Less than two hours after finishing this wonderful book, the General Synod of the Church of England voted against the consecration of women to its Episcopacy, thus consigning the established Church of England to the status that Christianity held before Constantine which may, according to Bentley Hart, be no bad thing as one of his central theses is that the Christian revolution was seriously compromised by the settlement between the Roman Empire and the Church, the difference being that the settlement was a sign of growing influence and the Synod vote a sign of almost lemming-like decline.

Bentley Hart's book has been much celebrated as the best attack yet on the new atheism of Dawkins, Dennett, Hitchens et al but few reviewers, in their exultation at his brilliant onslaughts, have troubled to note the conclusion - perhaps not wanting to spoil the surprise at the end of the story - that Christianity is doomed, except perhaps in a marginally pure form reminiscent of the pre Constantinian settlement.

To begin at the beginning. Bentley Hart claims that the Christian revolution was the mightiest and most profound that has ever struck Europe, that its values so far surpassed rotting paganism - notably in conflating divinity and humanity in Jesus and us - that it swept it aside. The view of classical antiquity cultivated from the time of the 'Enlightenment' was highly romantic and misleading, largely ignoring its chronic aimlessness and cruelty. That, based on a highly particularist and erroneous reading of the Galileo episode, the medieval church's openness to scientific development has been traduced by the very critics whose very existence was made possible by it. That the 'Enlightenment' was no such thing. And that, finally, the secular slaughter of the 20th Century belies dewy-eyed secularism. The argument that Hitler and Stalin's slaughter was in some way religious is specious.

Bentley Hart's evidence for his theses is wide-ranging, closely argued and frequently somewhat abstruse and his discounting of his own leanings is at times just a little disingenuous but I enjoyed his authoritative interpretation of 4th Century evidence, his long excursus into the history of late Medieval astronomy and his somewhat idiosyncratic but nonetheless convincing readings of Julian the Apostate and Nietzsche.

This is no book for the hand grenade lobbing Christian fundamentalist because it carefully separates the radical Christianity of Jesus and the conservative religiosity of Christianity but its argument that postmodernity is totally in thrall to the exercise of the will as an end in itself and the consequent jettisoning of collective history and culture is chillingly accurate.

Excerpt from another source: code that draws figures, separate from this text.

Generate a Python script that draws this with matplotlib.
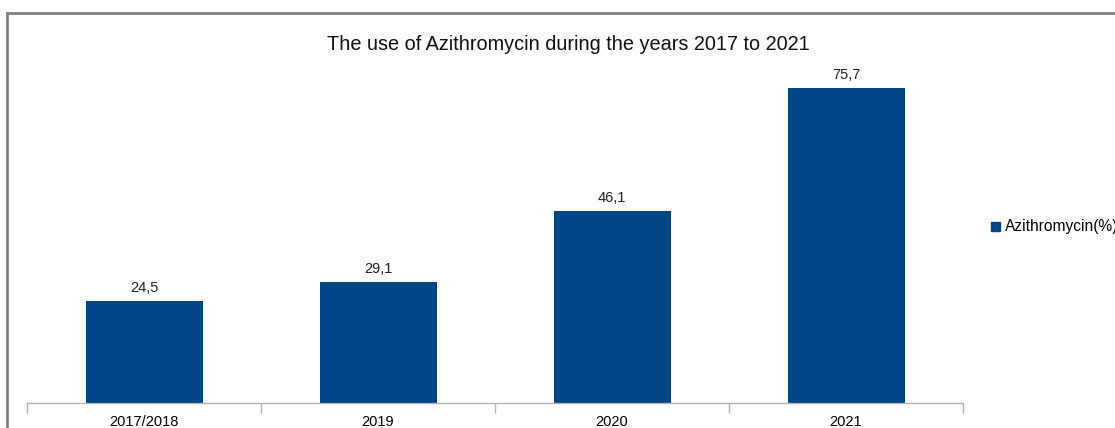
import matplotlib.pyplot as plt
import matplotlib.patches as patches
import numpy as np

plt.rcParams['font.family'] = ['Liberation Sans', 'DejaVu Sans']

#%% data
years = ['2017/2018', '2019', '2020', '2021']
azithro = [24.5, 29.1, 46.1, 75.7]
value_labels = ['24,5', '29,1', '46,1', '75,7']

#%% fig
fig = plt.figure(figsize=(11.15, 4.28), dpi=100)
ax = fig.add_axes([27/1115, 25/428, 936/1115, 333/428])

x = np.arange(len(years))
ax.bar(x, azithro, width=0.5, color='#004586', zorder=2)
for xi, v, lab in zip(x, azithro, value_labels):
    ax.text(xi, v + 1.4, lab, ha='center', va='bottom', fontsize=10.5, color='#222222')

ax.set_xlim(-0.5, len(years) - 0.5)
ax.set_ylim(0, 80)
ax.set_xticks(x)
ax.set_xticklabels(years, fontsize=10.5)
ax.set_xticks(np.arange(-0.5, len(years), 1), minor=True)
ax.tick_params(axis='x', which='major', length=0, pad=9)
ax.tick_params(axis='x', which='minor', length=7, color='#b3b3b3', width=1)
ax.set_yticks([])
for s in ['top', 'right', 'left']:
    ax.spines[s].set_visible(False)
ax.spines['bottom'].set_color('#b3b3b3')
ax.spines['bottom'].set_linewidth(1)

# title
fig.text(568/1115, 1 - 44/428, 'The use of Azithromycin during the years 2017 to 2021',
         ha='center', va='center', fontsize=14.3, color='#111111')

# legend (cut off at right edge)
fig.patches.append(patches.Rectangle((991/1115, 1 - 231/428), 9/1115, 9/428,
                                     transform=fig.transFigure, color='#004586'))
fig.text(1005/1115, 1 - 226/428, 'Azithromycin(%)', ha='left', va='center', fontsize=11.2)

# outer frame
fig.patches.append(patches.Rectangle((7/1115, -0.1), 1.2, 1.1 - 13/428,
                                     transform=fig.transFigure, fill=False,
                                     edgecolor='#808080', linewidth=2))

plt.savefig('out.png', dpi=100, transparent=False)
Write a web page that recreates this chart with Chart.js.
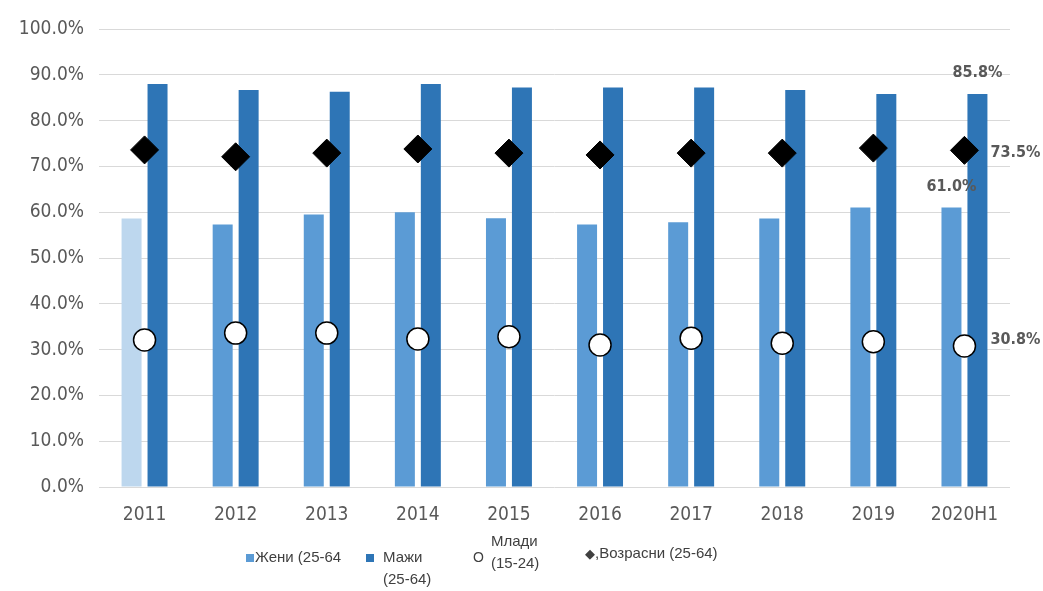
<!DOCTYPE html>
<html>
<head>
<meta charset="utf-8">
<script src="https://cdn.jsdelivr.net/npm/chart.js@4.4.1/dist/chart.umd.min.js"></script>
<style>
html,body{margin:0;padding:0;background:#fff;}
#wrap{position:relative;width:1043px;height:591px;}
canvas{position:absolute;left:0;top:0;}
.lg{position:absolute;font-family:"Liberation Sans","Arial",sans-serif;font-size:15px;color:#404040;line-height:22px;white-space:nowrap;}
.sq{display:inline-block;width:8px;height:8px;vertical-align:middle;margin-right:1px;}
</style>
</head>
<body>
<div id="wrap">
<canvas id="c" width="1043" height="591"></canvas>
<div class="lg" style="left:246px;top:546px;"><span class="sq" style="background:#5B9BD5"></span>Жени (25-64</div>
<div class="lg" style="left:366px;top:546px;"><span class="sq" style="background:#2E75B6;margin-right:9px"></span>Мажи<br><span style="padding-left:17px">(25-64)</span></div>
<div class="lg" style="left:473px;top:530px;"><span style="position:absolute;left:0;top:16px;font-size:14px">O</span><span style="padding-left:18px;display:inline-block">Млади<br>(15-24)</span></div>
<div class="lg" style="left:585px;top:542px;"><span style="font-size:13px">◆</span>,Возрасни (25-64)</div>
</div>
<script>
const categories = ["2011","2012","2013","2014","2015","2016","2017","2018","2019","2020H1"];
const women = [58.6, 57.3, 59.5, 60.0, 58.7, 57.3, 57.8, 58.6, 61.0, 61.0];
const men = [88.0, 86.7, 86.3, 88.0, 87.2, 87.2, 87.2, 86.7, 85.8, 85.8];
const youth = [32.1, 33.6, 33.6, 32.3, 32.8, 31.0, 32.5, 31.4, 31.7, 30.8];
const adults = [73.6, 72.1, 72.9, 73.8, 72.9, 72.5, 72.9, 72.9, 74.0, 73.5];
const seriesNames = ["Жени (25-64", "Мажи (25-64)", "Млади (15-24)", "Возрасни (25-64)"];

const womenColors = women.map((v,i)=> i===0 ? "#BDD7EE" : "#5B9BD5");
const condFont = "'DejaVu Sans Condensed','Liberation Sans Narrow','Liberation Sans',sans-serif";

const labelPlugin = {
  id: "lastLabels",
  afterDatasetsDraw(chart) {
    const ctx = chart.ctx;
    ctx.save();
    ctx.font = "bold 16px " + condFont;
    ctx.fillStyle = "#595959";
    const last = categories.length - 1;
    const spec = [
      {ds:0, dx:0, dy:-21, align:"center"},
      {ds:1, dx:0, dy:-21, align:"center"},
      {ds:2, dx:26, dy:-6, align:"left"},
      {ds:3, dx:26, dy:2, align:"left"}
    ];
    spec.forEach(s=>{
      const el = chart.getDatasetMeta(s.ds).data[last];
      const v = chart.data.datasets[s.ds].data[last];
      ctx.textAlign = s.align;
      ctx.textBaseline = "middle";
      ctx.fillText(v.toFixed(1) + "%", el.x + s.dx, el.y + s.dy);
    });
    ctx.restore();
  }
};

new Chart(document.getElementById("c"), {
  data: {
    labels: categories,
    datasets: [
      {type:"bar", label: seriesNames[0], data: women, backgroundColor: womenColors, order:2,
        categoryPercentage:0.57, barPercentage:0.77},
      {type:"bar", label: seriesNames[1], data: men, backgroundColor: "#2E75B6", order:2,
        categoryPercentage:0.57, barPercentage:0.77},
      {type:"line", label: seriesNames[2], data: youth, showLine:false, order:1,
        pointStyle:"circle", pointRadius:11, pointBackgroundColor:"#fff", pointBorderColor:"#000", pointBorderWidth:1.5},
      {type:"line", label: seriesNames[3], data: adults, showLine:false, order:1,
        pointStyle:"rectRot", pointRadius:14, pointBackgroundColor:"#000", pointBorderColor:"#000", pointBorderWidth:1}
    ]
  },
  options: {
    responsive:false,
    animation:false,
    events:[],
    layout:{padding:{top:29, right:33, left:0, bottom:0}},
    plugins:{legend:{display:false}, tooltip:{enabled:false}},
    scales:{
      x:{
        grid:{display:false},
        border:{display:false},
        ticks:{color:"#595959", font:{family:condFont, size:19}, padding:9},
        afterFit(s){ s.height = 104; }
      },
      y:{
        min:0, max:100,
        ticks:{stepSize:10, color:"#595959", padding:15,
          font:{family:condFont, size:19},
          callback:v=>v.toFixed(1)+"%"},
        grid:{color:"#D9D9D9", lineWidth:1, drawTicks:false},
        border:{display:false},
        afterFit(s){ s.width = 99; }
      }
    }
  },
  plugins:[labelPlugin]
});
</script>
</body>
</html>
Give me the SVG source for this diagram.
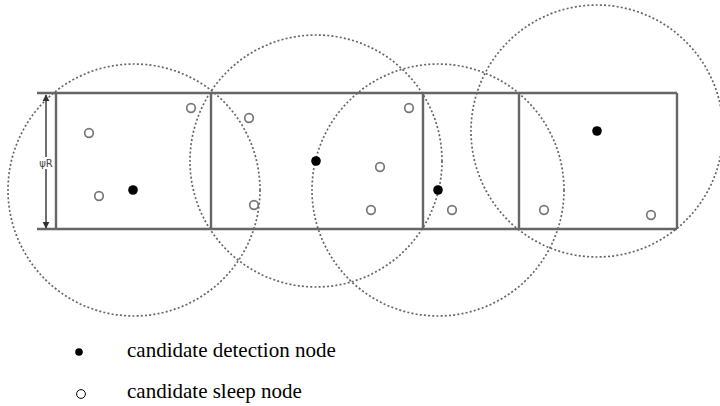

Bentley Hart does not know how the world will be without institutional Christianity and the values it has tried to sustain but he does not believe that there will be any significant revival. All but the most extreme Christians at either end of the spectrum try conscientiously to strike a balance by following Jesus within a Christian community of practice but that option, according to Bentley Hart, looks ever more bleak and, in England at least after the General Synod vote, it is hard to argue with him.